While mass movements of Keres groups into the Middle Rio Grande seem to be largely supported and agreed upon by almost all archaeologists, the case for mass movements from the Mesa Verde groups to the Northern Rio Grande is much more tentative (Boyer et al. 2010; Wilson 2008; 2013). By the late thirteenth century, most of the Rio Grande cannot simply be characterized as an empty landscape but instead was inhabited by distinct, indigenous, and growing Pueblo populations that exhibited a distinct suite of traits that include ceramics (Boyer et al. 2010; Wendorf 1954; Wendorf and Reed 1955; Wilson in progress). While, as is the case for the Mogollon culture area, there were many shared ceramic traits with the Southern Colorado Plateau, the overall material culture seems to have been distinct in terms of decorative styles and other attributes for both gray utility and decorated white ware types in ceramics from assemblages associated with sequence of occupation over all of the Rio Grande region (Wendorf 1955; Wilson 2013). Likewise, we have placed areas along the Rio Abajo region sometimes assigned to the Mogollon based on the dominance of brown ware types into the Rio Grande culture area.

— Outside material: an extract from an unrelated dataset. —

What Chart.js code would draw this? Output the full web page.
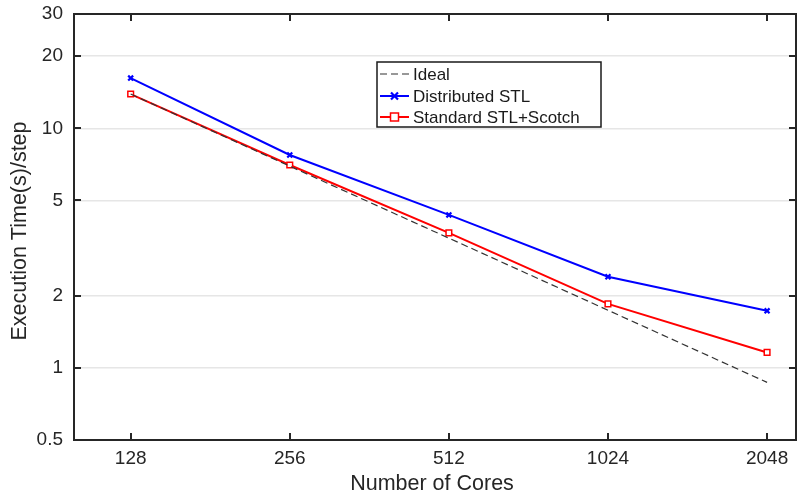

Observations of the difference in sequences of change noted for ceramics and other material culture have resulted in development and utilization of an overall classification scheme for the Rio Grande that is quite different than that represented by the Pecos systems employed for regions of the Anasazi (Wendorf 1954; Wendorf and Reed 1955). This system includes the assignment of Rio Grande components to the Developmental, Coalition, Classic and Colonial periods. Thus, the Rio Grande Culture area as used here applies to what appears to be distinct and connected groups that long shared similar Tanoan languages and were part of a greater interaction sphere adapted through time in unique way to the combinations of landscapes along the Rio Grande Rift (Wilson 2013). Variation noted in traits associated with pottery long produced along the long section of the Rio Grande Rift and associated tributaries form the basis for both the definition of different Rio Grande Pueblo pottery traditions as well their division into traditions associated with a northern and southern branch.